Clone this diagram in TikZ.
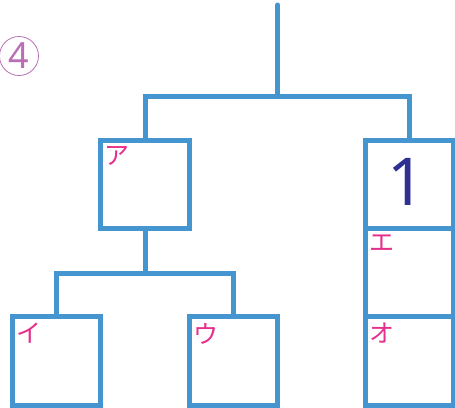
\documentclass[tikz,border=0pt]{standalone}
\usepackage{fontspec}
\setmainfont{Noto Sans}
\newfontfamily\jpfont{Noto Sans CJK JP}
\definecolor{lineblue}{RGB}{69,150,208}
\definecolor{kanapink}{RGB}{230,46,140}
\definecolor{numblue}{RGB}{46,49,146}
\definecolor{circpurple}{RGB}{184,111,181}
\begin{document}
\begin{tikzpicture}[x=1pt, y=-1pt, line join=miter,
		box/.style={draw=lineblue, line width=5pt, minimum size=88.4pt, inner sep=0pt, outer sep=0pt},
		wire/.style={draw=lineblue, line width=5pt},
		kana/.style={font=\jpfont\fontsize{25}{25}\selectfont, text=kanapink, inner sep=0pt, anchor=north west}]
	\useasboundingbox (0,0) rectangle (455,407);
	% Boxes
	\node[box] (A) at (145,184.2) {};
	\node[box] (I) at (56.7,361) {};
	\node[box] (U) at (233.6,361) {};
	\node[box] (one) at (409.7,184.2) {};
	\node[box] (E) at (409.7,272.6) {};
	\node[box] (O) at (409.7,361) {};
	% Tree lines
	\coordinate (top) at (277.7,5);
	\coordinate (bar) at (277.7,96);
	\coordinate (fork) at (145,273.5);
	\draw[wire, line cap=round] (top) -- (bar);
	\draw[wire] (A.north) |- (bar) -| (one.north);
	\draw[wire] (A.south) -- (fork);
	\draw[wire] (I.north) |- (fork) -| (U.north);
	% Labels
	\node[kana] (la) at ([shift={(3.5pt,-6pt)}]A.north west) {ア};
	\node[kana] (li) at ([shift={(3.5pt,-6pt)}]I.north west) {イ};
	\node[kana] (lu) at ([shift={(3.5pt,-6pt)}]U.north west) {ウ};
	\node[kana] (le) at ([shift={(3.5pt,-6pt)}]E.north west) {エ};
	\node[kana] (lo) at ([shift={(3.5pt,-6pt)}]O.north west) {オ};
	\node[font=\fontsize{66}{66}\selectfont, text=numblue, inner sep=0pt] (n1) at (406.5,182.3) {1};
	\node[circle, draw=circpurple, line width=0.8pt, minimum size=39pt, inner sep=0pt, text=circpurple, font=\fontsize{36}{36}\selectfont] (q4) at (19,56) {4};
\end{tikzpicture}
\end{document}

----------------------------------------

To be done: Keep the pictures out of the copy and return the rest of the data above exactly.

Output:
Clone this diagram in TikZ.
\documentclass[tikz,border=0pt]{standalone}
\usepackage{fontspec}
\setmainfont{Noto Sans}
\newfontfamily\jpfont{Noto Sans CJK JP}
\definecolor{lineblue}{RGB}{69,150,208}
\definecolor{kanapink}{RGB}{230,46,140}
\definecolor{numblue}{RGB}{46,49,146}
\definecolor{circpurple}{RGB}{184,111,181}
\begin{document}
\begin{tikzpicture}[x=1pt, y=-1pt, line join=miter,
		box/.style={draw=lineblue, line width=5pt, minimum size=88.4pt, inner sep=0pt, outer sep=0pt},
		wire/.style={draw=lineblue, line width=5pt},
		kana/.style={font=\jpfont\fontsize{25}{25}\selectfont, text=kanapink, inner sep=0pt, anchor=north west}]
	\useasboundingbox (0,0) rectangle (455,407);
	% Boxes
	\node[box] (A) at (145,184.2) {};
	\node[box] (I) at (56.7,361) {};
	\node[box] (U) at (233.6,361) {};
	\node[box] (one) at (409.7,184.2) {};
	\node[box] (E) at (409.7,272.6) {};
	\node[box] (O) at (409.7,361) {};
	% Tree lines
	\coordinate (top) at (277.7,5);
	\coordinate (bar) at (277.7,96);
	\coordinate (fork) at (145,273.5);
	\draw[wire, line cap=round] (top) -- (bar);
	\draw[wire] (A.north) |- (bar) -| (one.north);
	\draw[wire] (A.south) -- (fork);
	\draw[wire] (I.north) |- (fork) -| (U.north);
	% Labels
	\node[kana] (la) at ([shift={(3.5pt,-6pt)}]A.north west) {ア};
	\node[kana] (li) at ([shift={(3.5pt,-6pt)}]I.north west) {イ};
	\node[kana] (lu) at ([shift={(3.5pt,-6pt)}]U.north west) {ウ};
	\node[kana] (le) at ([shift={(3.5pt,-6pt)}]E.north west) {エ};
	\node[kana] (lo) at ([shift={(3.5pt,-6pt)}]O.north west) {オ};
	\node[font=\fontsize{66}{66}\selectfont, text=numblue, inner sep=0pt] (n1) at (406.5,182.3) {1};
	\node[circle, draw=circpurple, line width=0.8pt, minimum size=39pt, inner sep=0pt, text=circpurple, font=\fontsize{36}{36}\selectfont] (q4) at (19,56) {4};
\end{tikzpicture}
\end{document}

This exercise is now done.